Hilary Boden investigates the steps being taken to rescue endangered languages

As an English student, I’m used to lecturers endlessly orating about how modern technologies like texting and social networks are undermining the English language: eroding grammar, spelling and vocabulary tirelessly. And digital technology such as the Internet appears all the more threatening because it seems to spread dominant and widely-spoken tongues to the detriment of more modest, local ones. Factors such as cultural change, ethnic shame and government repression also impact greatly on these vulnerable languages. And so it is perhaps not surprising that the BBC has reported that by the end of the century it is estimated that approximately half of the world’s 7,000 languages will have disappeared from use.

However, Dr David Harrison from Swarthmore College in Philadelphia is turning the notion of this ‘internet threat’ on its head – suggesting that technology can be a means to preserve endangered languages. By establishing a presence on sites like Facebook, Twitter and YouTube, obscure languages are able to reach greater audiences. Harrison explains the potential impact of such internet technology: “You can have a language spoken by only 50 or 500 people, only in one location, and now through digital technology that language can achieve a global voice. […] It’s what I like to call the flipside of globalisation. We hear a lot about how globalisation exerts negative pressures on small cultures to assimilate.”
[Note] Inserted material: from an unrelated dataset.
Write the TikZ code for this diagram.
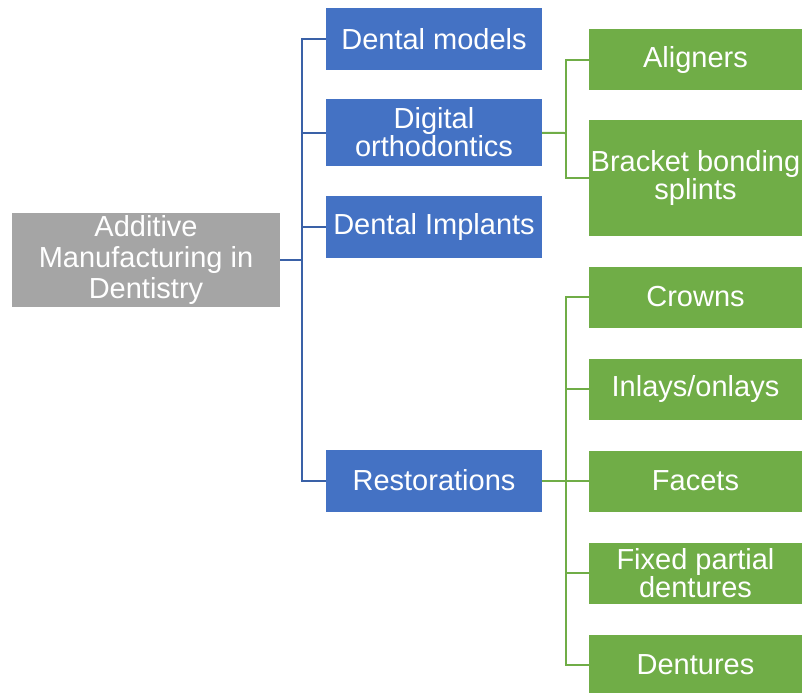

The National Geographic Society has worked alongside Dr Harrison on a project which has been called ‘Enduring Voices’, producing eight audio dictionaries for languages that are in danger of becoming extinct. Usually, when obscure tongues in oral cultures cease to be spoken, they fade away into extinction, lost forever in unwritten history.  However, once recorded in these new ‘talking dictionaries’ they will not be forgotten. Currently, more than 32,000 written words and 24,000 audio recordings are featured in these digital dictionaries.

Dr Harrison, along with his colleague Dr Gregory Anderson, visited language ‘hot spots’ in remote corners of the world in order to document language and record native speakers. The project was immensely successful, for example it provided the first documentation of many rare languages such as Koro, which is spoken by just a few hundred people in north-eastern India. Furthermore, the dictionaries feature Matukar Panau, an Oceanic language from Papua New Guinea which has only 600 surviving speakers, and until three years ago, before ‘Enduring Voices’, had never been written or recorded. Despite not having access to or any experience of the internet, the community of Matukar Panua requested that their language be placed on the Web. When computers arrived in their village last year, they were finally able to see and hear their language, and recognise the huge audience their dictionary can now reach. Further endangered languages including Chamacoco, from Paraguay’s remote northern desert, Remo, Sora, and Ho, from India, and Tuvan, from Siberia and Mongolia can be added to the list of languages now preserved by these ‘talking dictionaries’.

All of these projects not only require technology for their success, but also for the native speakers to be motivated towards protecting their heritage whilst embracing modernity. At times this can prove challenging, especially when tribal elders endeavour to keep the modern world out, in an effort to safeguard their culture. Dr Harrison observes that not all languages can endure, but new digital tools offer ways in which some languages can survive for longer.